Robin Neill asks:
>
> What, in the History of Economics, corresponds to proof in an
>empirical social science?
>
> The simple question remains.
The question is not so simple. I would like to turn the question around.
What, in empirical social science, constitutes a proof?
Consider econometrics. By the end of the nineteenth century,
statistics became identified with inferring conclusions from historical
data; in the twentieth century, inferential statistics became widely used
and soon institutionalized as the single method of inference from data to
hypothesis. With the rise of econometrics, economists became confident that
the standards of scientific demonstration had now been objectively and
universally defined. In econometrics, experiment is comparatively rare and
the standard statistical tool is regression analysis, which is often
applied without extensive rationalization.

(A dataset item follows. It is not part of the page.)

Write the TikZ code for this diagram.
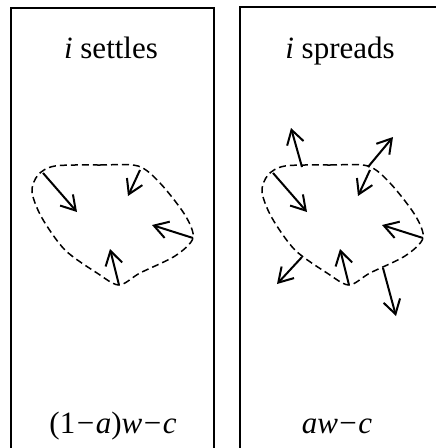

For example, the interpretation
of probability is hardly ever mentioned in econometrics and, if it is
discussed at all, the relative frequency theory is favored by alluding to
Fisherian or Neyman-Pearson statistical theory, which is based on the
notion of repeated sampling or experimentation. Furthermore, with respect
to the error term justification, the presence of disturbances is commonly
rationalized by some mixture of random sampling from a population and an
epistemic or ontic interpretation of the influence of omitted variables,
without an analysis of the implications of these different renditions.
This is only the start of the trouble.